→ REQUIREMENTS: The lines from the top of the material through the line with "const flatFill = [1, 2, 6];" are to be set down exactly. Leave the pictures out.

→ DATASET EXTRACT:
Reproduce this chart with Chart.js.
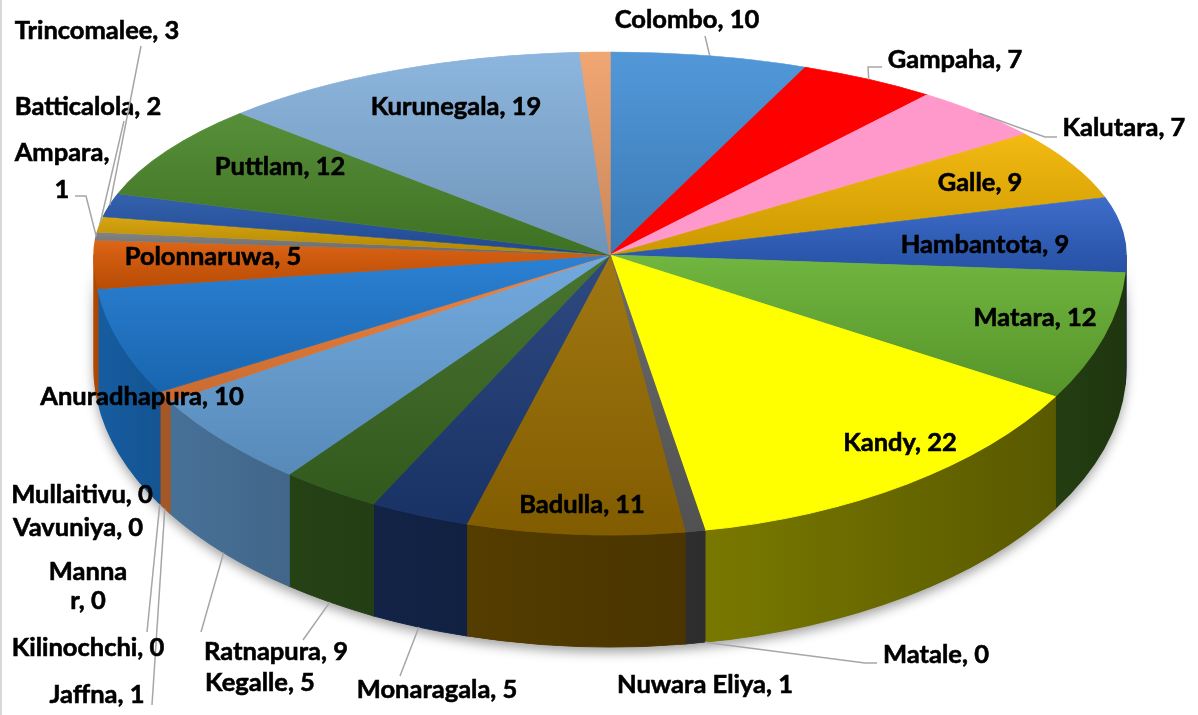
<!DOCTYPE html>
<html>
<head>
<meta charset="utf-8">
<script src="https://cdn.jsdelivr.net/npm/chart.js@4.4.1/dist/chart.umd.min.js"></script>
<style>
  html, body { margin: 0; background: #fff; }
  #wrap { width: 1198px; height: 715px; position: relative; }
</style>
</head>
<body>
<div id="wrap"><canvas id="myChart"></canvas></div>
<script>
// District counts, clockwise from 12 o'clock
const districts = ['Colombo', 'Gampaha', 'Kalutara', 'Galle', 'Hambantota', 'Matara', 'Kandy', 'Matale',
  'Nuwara Eliya', 'Badulla', 'Monaragala', 'Kegalle', 'Ratnapura', 'Jaffna', 'Kilinochchi', 'Mannar',
  'Vavuniya', 'Mullaitivu', 'Anuradhapura', 'Polonnaruwa', 'Ampara', 'Batticalola', 'Trincomalee',
  'Puttlam', 'Kurunegala', ''];
const cases = [10, 7, 7, 9, 9, 12, 22, 0, 1, 11, 5, 5, 9, 1, 0, 0, 0, 0, 10, 5, 1, 2, 3, 12, 19, 1.5];

const sliceColors = ['#4590D6', '#FF0000', '#FF99CC', '#F2B500', '#2F62C6', '#66B032', '#FFFF00', '#9E480E',
  '#606060', '#9A6E00', '#1E3C78', '#3B6A22', '#68A4DC', '#EE7E38', '#B7B7B7', '#FFCD33', '#698ED0', '#8CC168',
  '#1C78D0', '#DC5A06', '#7B7B7B', '#D39E00', '#2555A8', '#4A872A', '#84B0DC', '#F0A06A'];
const flatFill = [1, 2, 6]; // custom solid fills, no gradient

// where the pie sits on the page (tilted, front half deeper)
const CX = 610, CY = 255, RX = 516, RY_BACK = 203, RY_FRONT = 280, DEPTH = 112;

// label placement: one point per text line, optional leader path towards the slice
const labelSpots = {
  'Colombo': { at: [[687, 20]], lead: [[705, 36]] },
  'Gampaha': { at: [[955, 60]], lead: [[882, 67], [868, 67]] },
  'Kalutara': { at: [[1124, 128]], lead: [[1057, 137], [1045, 137]] },
  'Galle': { at: [[980, 183]] },
  'Hambantota': { at: [[985, 245]] },
  'Matara': { at: [[1035, 318]] },
  'Kandy': { at: [[900, 443]] },
  'Matale': { at: [[936, 655]], lead: [[877, 663], [865, 663]] },
  'Nuwara Eliya': { at: [[705, 685]] },
  'Badulla': { at: [[582, 505]] },
  'Monaragala': { at: [[437, 690]], lead: [[400, 676]] },
  'Kegalle': { at: [[260, 683]], lead: [[303, 640]] },
  'Ratnapura': { at: [[276, 652]], lead: [[201, 632]] },
  'Jaffna': { at: [[97, 695]], lead: [[152, 705]] },
  'Kilinochchi': { at: [[88, 648]], lead: [[147, 632]] },
  'Mannar': { at: [[88, 572], [88, 601]], split: 5 },
  'Vavuniya': { at: [[78, 528]] },
  'Mullaitivu': { at: [[82, 495]] },
  'Anuradhapura': { at: [[142, 397]] },
  'Polonnaruwa': { at: [[213, 257]] },
  'Ampara': { at: [[62, 153], [62, 190]], split: 7, lead: [[75, 196], [86, 196]] },
  'Batticalola': { at: [[88, 107]], lead: [[124, 121]] },
  'Trincomalee': { at: [[97, 31]], lead: [[141, 46]] },
  'Puttlam': { at: [[280, 167]] },
  'Kurunegala': { at: [[456, 107]] }
};

function shade(hex, f) {
  const n = parseInt(hex.slice(1), 16);
  const ch = [(n >> 16) & 255, (n >> 8) & 255, n & 255].map(c => {
    const v = f <= 1 ? c * f : c + (255 - c) * (f - 1);
    return Math.round(Math.max(0, Math.min(255, v)));
  });
  return `rgb(${ch[0]},${ch[1]},${ch[2]})`;
}

// top faces: soft top-to-bottom gradient per slice
function faceFill(c) {
  const i = c.dataIndex;
  const area = c.chart.chartArea;
  if (i === undefined || !area) return sliceColors[0];
  const base = sliceColors[i];
  if (flatFill.includes(i)) return base;
  const cx = (area.left + area.right) / 2;
  const cy = (area.top + area.bottom) / 2;
  const r = Math.min(area.right - area.left, area.bottom - area.top) / 2;
  const total = cases.reduce((a, b) => a + b, 0);
  let before = 0;
  for (let k = 0; k < i; k++) before += cases[k];
  const a0 = -Math.PI / 2 + before / total * 2 * Math.PI;
  const a1 = a0 + cases[i] / total * 2 * Math.PI;
  const ys = [cy, cy + r * Math.sin(a0), cy + r * Math.sin(a1)];
  if (a0 < Math.PI / 2 && a1 > Math.PI / 2) ys.push(cy + r);
  const top = Math.min(...ys), bottom = Math.max(...ys);
  if (bottom - top < 1) return base;
  const g = c.chart.ctx.createLinearGradient(cx, top, cx, bottom);
  g.addColorStop(0, shade(base, 1.07));
  g.addColorStop(1, shade(base, 0.84));
  return g;
}

// side walls get darker towards the right
function wallLight(a) {
  const t = Math.min(Math.max(a / Math.PI, 0), 1);
  return 0.3 + 0.5 * Math.pow(t, 1.3);
}

function pieGeom(chart) {
  const arc = chart.getDatasetMeta(0).data[0];
  const p = arc.getProps(['x', 'y', 'outerRadius'], true);
  return { x: p.x, y: p.y, r: p.outerRadius };
}

function place(ctx, p, ry) {
  ctx.translate(CX, CY);
  ctx.scale(RX / p.r, ry / p.r);
  ctx.translate(-p.x, -p.y);
}

// point on the rim (bottom of the wall for the front half)
function rimPoint(a) {
  const s = Math.sin(a);
  if (s < 0) return [CX + RX * Math.cos(a), CY + RY_BACK * s];
  return [CX + RX * Math.cos(a), CY + RY_FRONT * s + DEPTH];
}

const pie3d = {
  id: 'pie3d',
  beforeDatasetsDraw(chart) {
    const ctx = chart.ctx;
    const p = pieGeom(chart);
    const arcs = chart.getDatasetMeta(0).data;
    const d = DEPTH * p.r / RY_FRONT;

    ctx.save();
    place(ctx, p, RY_FRONT);
    // drop shadow under the front band
    ctx.save();
    ctx.shadowColor = 'rgba(0,0,0,0.38)';
    ctx.shadowBlur = 12;
    ctx.shadowOffsetY = 5;
    ctx.beginPath();
    ctx.arc(p.x, p.y, p.r, 0, Math.PI);
    ctx.arc(p.x, p.y + d, p.r, Math.PI, 0, true);
    ctx.closePath();
    ctx.fillStyle = '#555';
    ctx.fill();
    ctx.restore();

    arcs.forEach((arc, i) => {
      const { startAngle, endAngle } = arc.getProps(['startAngle', 'endAngle'], true);
      const a0 = Math.max(startAngle, 0);
      const a1 = Math.min(endAngle, Math.PI);
      if (a1 <= a0) return;
      const g = ctx.createLinearGradient(p.x + p.r * Math.cos(a0), 0, p.x + p.r * Math.cos(a1), 0);
      g.addColorStop(0, shade(sliceColors[i], wallLight(a0)));
      g.addColorStop(1, shade(sliceColors[i], wallLight(a1)));
      ctx.beginPath();
      ctx.arc(p.x, p.y, p.r, a0, a1);
      ctx.arc(p.x, p.y + d, p.r, a1, a0, true);
      ctx.closePath();
      ctx.fillStyle = g;
      ctx.strokeStyle = g;
      ctx.lineWidth = 1;
      ctx.fill();
      ctx.stroke();
    });
    ctx.restore();

    // back half of the top face: drawn by the chart itself
    ctx.save();
    ctx.beginPath();
    ctx.rect(0, 0, chart.width, CY);
    ctx.clip();
    place(ctx, p, RY_BACK);
  },
  afterDatasetsDraw(chart) {
    const ctx = chart.ctx;
    ctx.restore();

    // front half of the top face
    const p = pieGeom(chart);
    ctx.save();
    ctx.beginPath();
    ctx.rect(0, CY, chart.width, chart.height - CY);
    ctx.clip();
    place(ctx, p, RY_FRONT);
    chart.getDatasetMeta(0).controller.draw();
    ctx.restore();

    // data labels with leader lines
    const arcs = chart.getDatasetMeta(0).data;
    ctx.save();
    ctx.font = 'bold 25.5px Lato';
    ctx.textAlign = 'center';
    ctx.textBaseline = 'middle';
    districts.forEach((name, i) => {
      const spot = labelSpots[name];
      if (!spot) return;
      if (spot.lead) {
        const { startAngle, endAngle } = arcs[i].getProps(['startAngle', 'endAngle'], true);
        const end = rimPoint((startAngle + endAngle) / 2);
        ctx.beginPath();
        ctx.moveTo(spot.lead[0][0], spot.lead[0][1]);
        spot.lead.slice(1).forEach(pt => ctx.lineTo(pt[0], pt[1]));
        ctx.lineTo(end[0], end[1]);
        ctx.strokeStyle = '#A6A6A6';
        ctx.lineWidth = 1.5;
        ctx.stroke();
      }
      const text = `${name}, ${cases[i]}`;
      const lines = spot.split ? [text.slice(0, spot.split), text.slice(spot.split).trim()] : [text];
      ctx.fillStyle = '#000';
      ctx.strokeStyle = '#000';
      ctx.lineWidth = 0.6;
      lines.forEach((ln, k) => {
        ctx.fillText(ln, spot.at[k][0], spot.at[k][1]);
        ctx.strokeText(ln, spot.at[k][0], spot.at[k][1]);
      });
    });
    ctx.restore();

    // frame edge on the left
    ctx.save();
    ctx.strokeStyle = '#D9D9D9';
    ctx.lineWidth = 2;
    ctx.beginPath();
    ctx.moveTo(1, 0);
    ctx.lineTo(1, chart.height);
    ctx.stroke();
    ctx.restore();
  }
};

const ctx = document.getElementById('myChart').getContext('2d');
const myPie = new Chart(ctx, {
  type: 'pie',
  data: {
    labels: districts,
    datasets: [{
      data: cases,
      backgroundColor: faceFill,
      borderColor: faceFill,
      borderWidth: 1,
      hoverOffset: 0,
      clip: false
    }]
  },
  options: {
    responsive: true,
    maintainAspectRatio: false,
    animation: false,
    events: [],
    layout: { padding: 0 },
    plugins: {
      legend: { display: false },
      tooltip: { enabled: false }
    }
  },
  plugins: [pie3d]
});
</script>
</body>
</html>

→ RESULT OF THIS EXERCISE:
Reproduce this chart with Chart.js.
<!DOCTYPE html>
<html>
<head>
<meta charset="utf-8">
<script src="https://cdn.jsdelivr.net/npm/chart.js@4.4.1/dist/chart.umd.min.js"></script>
<style>
  html, body { margin: 0; background: #fff; }
  #wrap { width: 1198px; height: 715px; position: relative; }
</style>
</head>
<body>
<div id="wrap"><canvas id="myChart"></canvas></div>
<script>
// District counts, clockwise from 12 o'clock
const districts = ['Colombo', 'Gampaha', 'Kalutara', 'Galle', 'Hambantota', 'Matara', 'Kandy', 'Matale',
  'Nuwara Eliya', 'Badulla', 'Monaragala', 'Kegalle', 'Ratnapura', 'Jaffna', 'Kilinochchi', 'Mannar',
  'Vavuniya', 'Mullaitivu', 'Anuradhapura', 'Polonnaruwa', 'Ampara', 'Batticalola', 'Trincomalee',
  'Puttlam', 'Kurunegala', ''];
const cases = [10, 7, 7, 9, 9, 12, 22, 0, 1, 11, 5, 5, 9, 1, 0, 0, 0, 0, 10, 5, 1, 2, 3, 12, 19, 1.5];

const sliceColors = ['#4590D6', '#FF0000', '#FF99CC', '#F2B500', '#2F62C6', '#66B032', '#FFFF00', '#9E480E',
  '#606060', '#9A6E00', '#1E3C78', '#3B6A22', '#68A4DC', '#EE7E38', '#B7B7B7', '#FFCD33', '#698ED0', '#8CC168',
  '#1C78D0', '#DC5A06', '#7B7B7B', '#D39E00', '#2555A8', '#4A872A', '#84B0DC', '#F0A06A'];
const flatFill = [1, 2, 6]; // custom solid fills, no gradient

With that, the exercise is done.